PPG: 6.1 REBS: 3.2 FG% 65.2 BLK: 0.9

The self-glossed “Must-See-McGee” got himself back into the spotlight with a great playoff run for Golden State. McGee is the perfect big man coming off the bench; he can come in and rebound, protect the rim and turn the garbage around the rim into points with his putbacks and dunks. Much like his time in Denver during their last playoff run, McGee figures to get another contract somewhere based on the strength of his postseason play.

Ty Lawson PG

PPG: 9.9 REBS: 2.6 AST: 4.8 STL: 1.1

After getting traded out of Denver and wearing out his welcome in Houston, Lawson looked to have gotten back on track a bit last season with the Sacramento Kings. Gone are the days where Lawson was a burgeoning, young point guard in the league but, for the right team, Lawson can still be a quality backup point guard in the NBA. Lawson does have some off-court issues, so there is a bit of buyer's beware when it comes to signing him.

Terrence Jones PF

PPG: 10.8 REBS: 5.7 FG% 47.2 BLK: 1.0

Jones is low-post scorer who can step out and hit the occasional three-ball but has bounced around the league since leaving Houston back in 2013. Still, he is just 25-years-old and, for any team looking to add some offensive punch to its roster, you probably won’t have to break the bank to get Jones on board. If Jones can stay out off the training table and stay on the court, he could be a real steal.

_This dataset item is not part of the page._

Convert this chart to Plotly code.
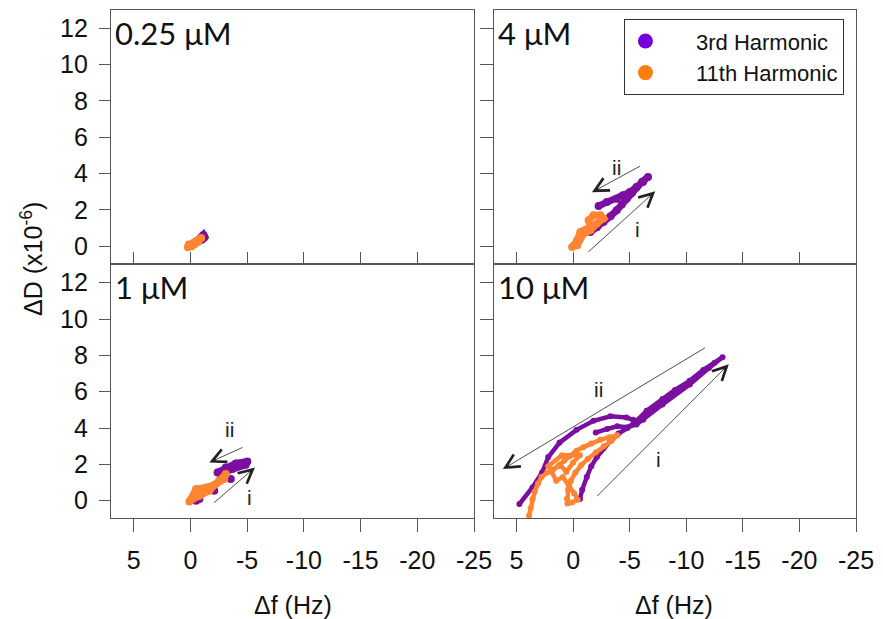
import plotly.graph_objects as go

# ---------------- data (Δf in Hz, ΔD in 1e-6) ----------------
x_tickvals = [5, 0, -5, -10, -15, -20, -25]
x_ticktext = ["5", "0", "-5", "-10", "-15", "-20", "-25"]
y_tickvals = [0, 2, 4, 6, 8, 10, 12]
y_ticktext = ["0", "2", "4", "6", "8", "10", "12"]

panel_labels = ["0.25 μM", "4 μM", "1 μM", "10 μM"]
legend_names = ["3rd Harmonic", "11th Harmonic"]

# 0.25 uM
h3_025_x = [-0.85, -1.0, -1.15, -1.25, -1.05, -0.9]
h3_025_y = [0.40, 0.52, 0.62, 0.50, 0.38, 0.45]
h11_025_x = [0.22, 0.1, -0.05, -0.2, -0.35, -0.5, -0.65, -0.8, -0.95, -0.7, -0.4, -0.1, 0.15]
h11_025_y = [-0.05, 0.02, 0.1, 0.15, 0.22, 0.28, 0.33, 0.4, 0.45, 0.25, 0.12, 0.0, 0.1]

# 4 uM
h3_4_x = [-1.52, -2.1, -2.68, -3.3, -3.85, -4.3, -4.72, -5.2, -5.6, -6.1, -6.62,
          -6.18, -5.6, -5.02, -4.4, -3.85, -2.97, -2.25]
h3_4_y = [0.79, 1.05, 1.34, 1.65, 1.98, 2.3, 2.62, 2.95, 3.26, 3.55, 3.81,
          3.53, 3.25, 2.98, 2.8, 2.62, 2.44, 2.22]
h11_4_x = [0.09, -0.35, -0.64, -1.09, -1.52, -1.37, -1.8, -2.4, -2.68, -2.1, -1.52, -0.93, -0.35]
h11_4_y = [-0.04, 0.33, 0.79, 0.88, 1.06, 1.43, 1.7, 1.7, 1.52, 1.25, 0.88, 0.7, 0.05]

# 1 uM
h3_1_x = [-2.39, -3.12, -4.0, -5.02, -4.87, -3.7, -2.68, None, -3.56, None, -2.1, None, -0.79, -0.5]
h3_1_y = [1.56, 1.83, 2.05, 2.16, 1.98, 1.74, 1.47, None, 1.19, None, 0.55, None, 0.09, 0.0]
h11_1_x = [0.09, -0.35, -0.5, -1.37, -2.24, -2.97, -3.12, -2.53, -1.66, -0.79, -0.06]
h11_1_y = [-0.04, 0.37, 0.64, 0.73, 0.92, 1.19, 1.47, 1.1, 0.55, 0.27, 0.04]

# 10 uM
h3_10_x = [-0.6, -0.8, -1.2, -1.6, -2.1, -2.7, -3.3, -4.0, -4.8, -5.6, -6.5, -7.9, -9.0,
           -10.3, -11.5, -12.5, -13.2,
           -12.0, -10.3, -7.9, -6.2, -5.6, -4.8, -3.9, -3.0, -2.0, None,
           -5.3, -4.7, -3.3, -1.8, -0.3, 1.2, 2.2, 2.75, 3.6, 4.75]
h3_10_y = [0.1, 0.6, 1.3, 1.9, 2.4, 2.9, 3.3, 3.7, 4.0, 4.4, 4.95, 5.6, 6.1,
           6.6, 7.2, 7.6, 7.9,
           7.3, 6.4, 5.3, 4.45, 4.2, 4.05, 4.1, 3.95, 3.75, None,
           4.45, 4.58, 4.65, 4.4, 3.9, 3.2, 2.4, 1.55, 0.73, -0.18]
h11_10_x = [3.9, 3.75, 3.6, 3.4, 3.1, 2.8, 2.3, 1.8, 1.3, 0.8, 0.3, -0.3, -0.9, -1.6,
            -2.4, -3.2, -3.9, -3.4, -2.7, -2.0, -1.3, -0.7, -0.2, 0.2, 0.45, 0.55,
            0.5, 0.1, -0.4, -0.1, 0.4, 0.9, 1.5, 1.9, 1.2, 0.6, 0.0, -0.6, 1.0, 2.2]
h11_10_y = [-0.82, -0.4, 0.1, 0.5, 0.95, 1.3, 1.55, 1.7, 1.9, 2.2, 2.45, 2.75, 2.95, 3.15,
            3.35, 3.5, 3.6, 3.3, 3.0, 2.65, 2.3, 1.95, 1.55, 1.1, 0.6, 0.1,
            -0.15, -0.1, 0.05, 0.4, 0.9, 1.3, 1.1, 1.6, 2.0, 1.6, 2.1, 2.5, 2.5, 1.9]

# arrows: (panel, head_x, head_y, tail_x, tail_y)
arrows = [
    (2, -1.66, 2.97, -6.04, 4.45),
    (2, -7.26, 3.02, -1.22, -0.38),
    (3, -1.66, 2.10, -4.72, 2.97),
    (3, -5.69, 1.83, -1.95, -0.18),
    (4, 6.21, 1.74, -11.78, 8.46),
    (4, -13.76, 7.51, -2.01, 0.18),
]
arrow_labels = [
    (2, "ii", -3.85, 4.35), (2, "i", -5.7, 0.93),
    (3, "ii", -3.41, 3.94), (3, "i", -5.22, 0.18),
    (4, "ii", -2.25, 6.14), (4, "i", -7.5, 2.29),
]

# ---------------- styling ----------------
PURPLE = "#7B0F9F"
ORANGE = "#FF8533"
LEG_PURPLE = "#7500D9"
LEG_ORANGE = "#FF7F0E"
SANS = "Liberation Sans"
TICKFONT = dict(family=SANS, size=25, color="#111")

fig = go.Figure()

series = [
    (1, h3_025_x, h3_025_y, h11_025_x, h11_025_y, 7, 8),
    (2, h3_4_x, h3_4_y, h11_4_x, h11_4_y, 7, 8),
    (3, h3_1_x, h3_1_y, h11_1_x, h11_1_y, 7, 8),
    (4, h3_10_x, h3_10_y, h11_10_x, h11_10_y, 4.5, 6),
]
for p, x3, y3, x11, y11, lw, ms in series:
    sfx = "" if p == 1 else str(p)
    fig.add_trace(go.Scatter(x=x3, y=y3, mode="lines+markers", xaxis="x" + sfx, yaxis="y" + sfx,
                             line=dict(color=PURPLE, width=lw), marker=dict(color=PURPLE, size=ms),
                             connectgaps=False, showlegend=False, hoverinfo="skip"))
    fig.add_trace(go.Scatter(x=x11, y=y11, mode="lines+markers", xaxis="x" + sfx, yaxis="y" + sfx,
                             line=dict(color=ORANGE, width=lw), marker=dict(color=ORANGE, size=ms),
                             showlegend=False, hoverinfo="skip"))

# legend entries
PAD = "&nbsp;" * 5
fig.add_trace(go.Scatter(x=[None], y=[None], mode="markers", name=PAD + legend_names[0],
                         marker=dict(color=LEG_PURPLE, size=15), xaxis="x2", yaxis="y2"))
fig.add_trace(go.Scatter(x=[None], y=[None], mode="markers", name=PAD + legend_names[1],
                         marker=dict(color=LEG_ORANGE, size=15), xaxis="x2", yaxis="y2"))

L = 111; R = 23; T = 9; B = 101
W = 883; H = 619
pw = W - L - R
ph = H - T - B
xd_left = [0, (476 - L) / pw]
xd_right = [(496 - L) / pw, 1]
yd_top = [(H - B - 263) / ph, 1]
yd_bot = [0, (H - B - 264) / ph]

common = dict(showline=True, mirror=True, linecolor="#555", linewidth=1.3, showgrid=False,
              zeroline=False, tickcolor="#555", tickwidth=1.3)
xr = [7, -25]
yr = [-0.95, 13.0]

def xax(domain, anchor, bottom):
    d = dict(common, domain=domain, anchor=anchor, range=xr, tickvals=x_tickvals, ticktext=x_ticktext)
    if bottom:
        d.update(ticks="outside", ticklen=13, showticklabels=True, tickfont=TICKFONT, ticklabelstandoff=7)
    else:
        d.update(ticks="inside", ticklen=11, showticklabels=False)
    return d

def yax(domain, anchor, left):
    d = dict(common, domain=domain, anchor=anchor, range=yr, tickvals=y_tickvals, ticktext=y_ticktext,
             ticks="outside")
    if left:
        d.update(ticklen=11, showticklabels=True, tickfont=TICKFONT, ticklabelstandoff=6)
    else:
        d.update(ticklen=13, showticklabels=False)
    return d

annotations = []
anchors = {1: ("x", "y"), 2: ("x2", "y2"), 3: ("x3", "y3"), 4: ("x4", "y4")}
for i, lab in enumerate(panel_labels):
    xa, ya = anchors[i + 1]
    annotations.append(dict(text=lab, xref=xa + " domain", yref=ya + " domain", x=0, y=1,
                            xanchor="left", yanchor="top", xshift=2, yshift=-2, showarrow=False,
                            font=dict(family="Lato", size=31, color="#111")))
for p, hx, hy, tx, ty in arrows:
    xa, ya = anchors[p]
    annotations.append(dict(text="", x=hx, y=hy, ax=tx, ay=ty, xref=xa, yref=ya, axref=xa, ayref=ya,
                            showarrow=True, arrowhead=5, arrowsize=3.4, arrowwidth=0.8,
                            arrowcolor="#222"))
for p, t, lx, ly in arrow_labels:
    xa, ya = anchors[p]
    annotations.append(dict(text=t, x=lx, y=ly, xref=xa, yref=ya, showarrow=False,
                            xanchor="center", yanchor="middle",
                            font=dict(family=SANS, size=21, color="#222")))
# axis titles
annotations.append(dict(text="ΔD (x10<sup>-6</sup>)", xref="paper", yref="paper",
                        x=(31 - L) / pw, y=(H - B - 258) / ph, textangle=-90, showarrow=False,
                        xanchor="center", yanchor="middle",
                        font=dict(family=SANS, size=25, color="#111")))
for xc in [(294 - L) / pw, (677 - L) / pw]:
    annotations.append(dict(text="Δf (Hz)", xref="paper", yref="paper", x=xc,
                            y=(H - B - 605) / ph, showarrow=False,
                            xanchor="center", yanchor="middle",
                            font=dict(family=SANS, size=25, color="#111")))

fig.update_layout(
    width=W, height=H, margin=dict(l=L, r=R, t=T, b=B),
    paper_bgcolor="white", plot_bgcolor="white",
    font=dict(family=SANS),
    xaxis=xax(xd_left, "y", False), yaxis=yax(yd_top, "x", True),
    xaxis2=xax(xd_right, "y2", False), yaxis2=yax(yd_top, "x2", False),
    xaxis3=xax(xd_left, "y3", True), yaxis3=yax(yd_bot, "x3", True),
    xaxis4=xax(xd_right, "y4", True), yaxis4=yax(yd_bot, "x4", False),
    annotations=annotations,
    legend=dict(x=(627 - L) / pw, y=(H - B - 18) / ph, xanchor="left", yanchor="top",
                bgcolor="white", bordercolor="#333", borderwidth=1.2,
                font=dict(family=SANS, size=22, color="#111"),
                itemwidth=30, tracegroupgap=0),
    showlegend=True,
)

fig.write_html("out.html")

There are still team out there looking at adding some bodies before the start of the season who could find something on this list. It could be a veteran player in the waning years in their career who can still produce but may not be the workhorse they used to be early on, or it could be a younger prospect who needs to see more minutes on the court in order to make the jump from quality backup to starting five-type player. While the big-name free agents are gone, it doesn’t mean that there aren’t a lot of good basketball players out there who can help a team for this upcoming season.